The Yoto Player, a connected speaker for kids, has more in common with old-school cassette players than smart speakers like Amazon Echo or Google Home devices. It deliberately doesn’t have a microphone, camera, or a screen — it’s really just designed to play audio, but through NFC-enabled physical cards. Inspired by Montessori teachings that emphasize tactile learning and encourage kids to have a level of independence, the cards are loaded with songs, audiobooks, and podcasts to let kids choose what they want to listen to. It was created by two parents who wanted to minimize screen time for their kids — compare to Bluetooth speakers that need to be paired with a phone — and after a successful Kickstarter run with its first version, Yoto partnered with Pentagram, (the renowned design studio behind everything from Yahoo’s redesign to microprocessors) for a second run.

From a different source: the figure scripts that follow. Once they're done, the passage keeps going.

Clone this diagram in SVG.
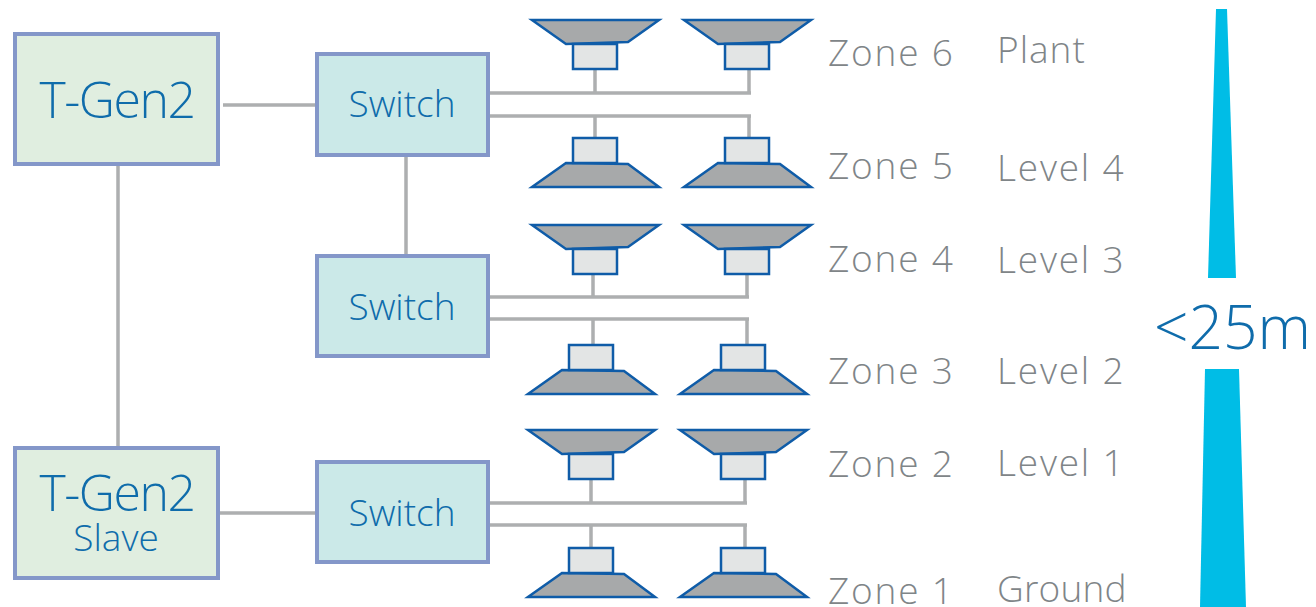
<svg xmlns="http://www.w3.org/2000/svg" xmlns:xlink="http://www.w3.org/1999/xlink" width="1316" height="607" viewBox="0 0 1316 607">
<style>
text{font-family:"Open Sans","Noto Sans","Liberation Sans",sans-serif;font-weight:300}
.box{stroke:#8497c9;stroke-width:4}
.gen{fill:#e0eee0}
.sw{fill:#cbe9e8}
.blue{fill:#0f6cab}
.grey{fill:#7f8588}
.wire{stroke:#adafb0;stroke-width:3.5;fill:none}
.horn{fill:#a7a9aa;stroke:#0f5ca8;stroke-width:2.5;stroke-linejoin:miter}
.mag{fill:#e3e5e5;stroke:#0f5ca8;stroke-width:2.5}
.bar{fill:#00bde6}
.z{letter-spacing:1.8px}
.l{letter-spacing:1.8px}
</style>
<defs>
<g id="spkDown"><path class="horn" d="M-63 -24H64L33 -2 -29 0Z"/><rect class="mag" x="-22" y="0" width="44" height="25"/></g>
<g id="spkUp"><path class="horn" d="M-63 24H64L33 1 -29 0Z"/><rect class="mag" x="-22" y="-25" width="44" height="25"/></g>
</defs>
<g id="connectors" class="wire">
<path d="M223 105H316M118 165V447M406 155V255M220 513H316"/>
<path d="M490 93H751M595 69V93M749 69V93M490 116H751M595 116V138M749 116V138"/>
<path d="M490 297H749M593 274V297M747 274V297M490 319H749M593 319V345M747 319V345"/>
<path d="M490 503H747M591 479V503M745 479V503M490 525H747M591 525V548M745 525V548"/>
</g>
<g id="tgen2"><rect class="box gen" x="15" y="34" width="203" height="130"/><text class="blue" x="117" y="118" font-size="50" letter-spacing="-1.5" text-anchor="middle">T-Gen2</text></g>
<g id="tgen2-slave"><rect class="box gen" x="15" y="448" width="203" height="130"/><text class="blue" x="117" y="511" font-size="50" letter-spacing="-1.5" text-anchor="middle">T-Gen2</text><text class="blue" x="116" y="551" font-size="37" text-anchor="middle">Slave</text></g>
<g id="switch1"><rect class="box sw" x="317" y="54" width="171" height="101"/><text class="blue" x="402" y="117" font-size="37" text-anchor="middle">Switch</text></g>
<g id="switch2"><rect class="box sw" x="317" y="256" width="171" height="100"/><text class="blue" x="402" y="320" font-size="37" text-anchor="middle">Switch</text></g>
<g id="switch3"><rect class="box sw" x="317" y="462" width="171" height="100"/><text class="blue" x="402" y="526" font-size="37" text-anchor="middle">Switch</text></g>
<g id="zone6-speakers"><use href="#spkDown" x="595" y="44"/><use href="#spkDown" x="747" y="44"/></g>
<g id="zone5-speakers"><use href="#spkUp" x="595" y="163"/><use href="#spkUp" x="747" y="163"/></g>
<g id="zone4-speakers"><use href="#spkDown" x="595" y="249"/><use href="#spkDown" x="747" y="249"/></g>
<g id="zone3-speakers"><use href="#spkUp" x="591" y="370"/><use href="#spkUp" x="743" y="370"/></g>
<g id="zone2-speakers"><use href="#spkDown" x="591" y="454"/><use href="#spkDown" x="743" y="454"/></g>
<g id="zone1-speakers"><use href="#spkUp" x="591" y="573"/><use href="#spkUp" x="743" y="573"/></g>
<g id="zones" class="grey" font-size="37">
<text class="z" x="828" y="66">Zone 6</text><text class="z" x="828" y="179">Zone 5</text><text class="z" x="828" y="272">Zone 4</text><text class="z" x="828" y="384">Zone 3</text><text class="z" x="828" y="477">Zone 2</text><text class="z" x="828" y="604">Zone 1</text>
<text x="997" y="63" letter-spacing="1">Plant</text><text class="l" x="997" y="181">Level 4</text><text class="l" x="997" y="273">Level 3</text><text class="l" x="997" y="384">Level 2</text><text class="l" x="997" y="476">Level 1</text><text x="997" y="602" letter-spacing="0.2">Ground</text>
</g>
<g id="height">
<path class="bar" d="M1216 9H1227L1236 278H1208Z"/><path class="bar" d="M1205 369H1239L1246 607H1200Z"/>
<text class="blue" x="1154" y="349" font-size="60.5">&lt;25m</text>
</g>
</svg>
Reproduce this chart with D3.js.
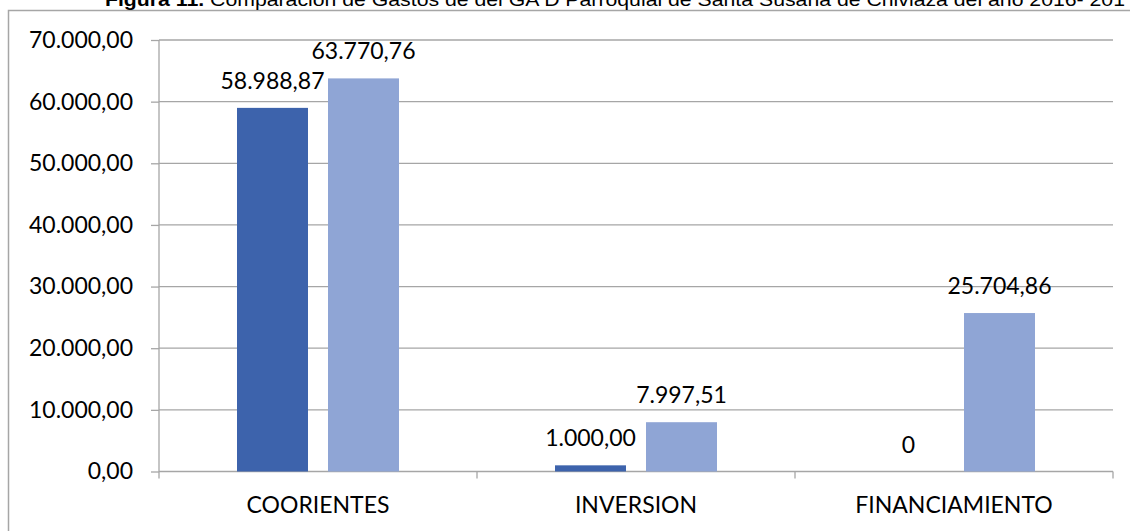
<!DOCTYPE html>
<html>
<head>
<meta charset="UTF-8">
<style>
  body { margin: 0; background: #fff; }
  svg { display: block; }
  .lbl { font-family: Lato, "Open Sans", sans-serif; font-size: 23px; fill: #000; }
</style>
</head>
<body>
<div id="chart"></div>
<script src="https://d3js.org/d3.v7.min.js"></script>
<script>
// Data
const categories = ["COORIENTES", "INVERSION", "FINANCIAMIENTO"];
const series = ["2016", "2017"];
const values2016 = [58988.87, 1000.00, 0];
const values2017 = [63770.76, 7997.51, 25704.86];
const yTicks = [0, 10000, 20000, 30000, 40000, 50000, 60000, 70000];
const colors = ["#3d63ac", "#8fa5d5"];

const W = 1130, H = 531;
const plot = { left: 159, right: 1113, top: 40, bottom: 471.5 };

const svg = d3.select("#chart").append("svg")
  .attr("width", W).attr("height", H);

// outer frame of the chart (cut by the page edge on right and bottom)
svg.append("rect")
  .attr("x", 8.5).attr("y", 10.5)
  .attr("width", 1300).attr("height", 700)
  .attr("fill", "none").attr("stroke", "#a6a6a6").attr("stroke-width", 1.5);

// title, cut by the top of the page like in the source
const title = svg.append("text")
  .attr("x", 105).attr("y", 6)
  .attr("textLength", 1020).attr("lengthAdjust", "spacingAndGlyphs")
  .style("font-family", "'Liberation Sans', Arial, sans-serif")
  .style("font-size", "18px");
title.append("tspan").style("font-weight", "bold").text("Figura  11.");
title.append("tspan").text("  Comparación de Gastos de del GA D Parroquial de Santa Susana de Chiviaza del año 2016- 201");

const locale = d3.formatLocale({ decimal: ",", thousands: ".", grouping: [3], currency: ["", ""] });
const fmt = locale.format(",.2f");
const fmtLabel = v => v === 0 ? "0" : fmt(v);

const y = d3.scaleLinear().domain([0, 70000]).range([plot.bottom, plot.top]);
const x0 = d3.scaleBand().domain(categories).range([plot.left, plot.right]);
const x1 = d3.scaleBand().domain(series).range([78, 240]).paddingInner(0.22);

// gridlines
svg.append("g").selectAll("line").data(yTicks).join("line")
  .attr("x1", plot.left).attr("x2", plot.right)
  .attr("y1", d => y(d)).attr("y2", d => y(d))
  .attr("stroke", "#a6a6a6").attr("stroke-width", 1.3);

// y axis
const yAxis = svg.append("g")
  .attr("transform", `translate(${plot.left},0)`)
  .call(d3.axisLeft(y).tickValues(yTicks).tickSize(8).tickPadding(18).tickFormat(fmt));
yAxis.select(".domain").attr("stroke", "#a6a6a6").attr("stroke-width", 1.3)
  .attr("d", `M0,${plot.top}V${plot.bottom + 7}`);
yAxis.selectAll(".tick line").attr("stroke", "#a6a6a6").attr("stroke-width", 1.3);
yAxis.selectAll(".tick text").attr("class", "lbl").attr("fill", "#000");

// x axis: tick marks at category boundaries
const xAxis = svg.append("g").attr("transform", `translate(0,${plot.bottom})`);
xAxis.selectAll("line").data(categories).join("line")
  .attr("x1", d => x0(d) + x0.bandwidth()).attr("x2", d => x0(d) + x0.bandwidth())
  .attr("y1", 0).attr("y2", 7)
  .attr("stroke", "#a6a6a6").attr("stroke-width", 1.3);
xAxis.selectAll("text").data(categories).join("text")
  .attr("class", "lbl")
  .attr("x", d => x0(d) + x0.bandwidth() / 2)
  .attr("y", 41)
  .attr("text-anchor", "middle")
  .text(d => d);

// bars
const rows = [];
categories.forEach((c, i) => {
  rows.push({ cat: c, s: series[0], v: values2016[i], color: colors[0] });
  rows.push({ cat: c, s: series[1], v: values2017[i], color: colors[1] });
});

svg.append("g").selectAll("rect").data(rows).join("rect")
  .attr("x", d => x0(d.cat) + x1(d.s))
  .attr("y", d => y(d.v))
  .attr("width", x1.bandwidth())
  .attr("height", d => y(0) - y(d.v))
  .attr("fill", d => d.color);

// value labels
svg.append("g").selectAll("text").data(rows).join("text")
  .attr("class", "lbl")
  .attr("x", d => x0(d.cat) + x1(d.s) + x1.bandwidth() / 2)
  .attr("y", d => y(d.v) - 19)
  .attr("text-anchor", "middle")
  .text(d => fmtLabel(d.v));
</script>
</body>
</html>
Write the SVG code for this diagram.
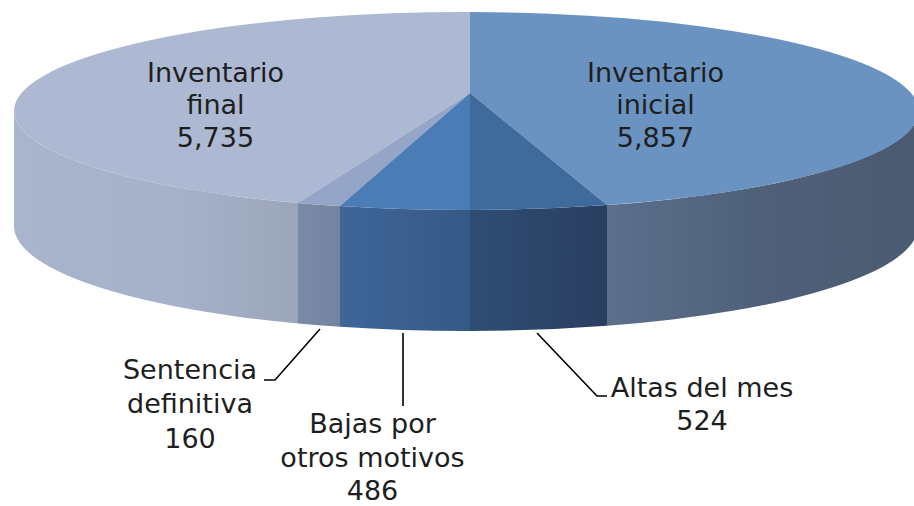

The physical cards slot into the top of the speaker like the nostalgic HitClips of yore, which encased bite-sized clips of music in tiny plastic squares. Parents can connect the speaker to a companion app to “upload” their own content onto blank cards, or purchase cards that connect to Yoto’s library of music, activities, sound effects, and audiobooks from partners like Random House and the Roald Dahl collection. The speaker requires Wi-Fi, and the NFC cards contain links to content stored on Yoto’s servers, so the speaker is actually downloading content when they’re inserted into the Yoto Player. Blank cards can be customized with your own MP3s, purchased audiobooks, or anything you upload to Yoto’s server. There’s free daily content, but Yoto is also selling an annual subscription service that delivers new audio cards to your house four times a year, which costs $94. That seems like a lot to pay compared to the catalogs of audiobooks and music readily available on the Kindle library or streaming services, but parents are paying for the peace of mind knowing that their kids won’t be listened to, or subjected to an overwhelming selection of potentially child-unfriendly content.
“As physical objects, [the cards] not only allow children to be in control of content, but also support learning and play, and for very young children also promote fine motor control development,” Pentagram’s Jon Marshall told Fast Company.
The Yoto’s design is meant to be simple enough for kids to use, but sleek and modern in a way adults can appreciate. The only controls on the speaker are the two red knobs, and the soft edges of the blocky design let kids tip the speaker to turn it on and off. The soft-lit pixel display occasionally shows a friendly face or basic drawings. It can also be used as a regular Bluetooth speaker.
The speaker can charge wirelessly on top of a magnetic dock that comes included, and a built-in battery means kids can take the speaker with them wherever they go. It only lasts for about three hours of continuous play, which isn’t a lot for a wireless speaker, but Yoto says this will be improved through software updates. The Yoto Player costs $107, and will begin shipping this month.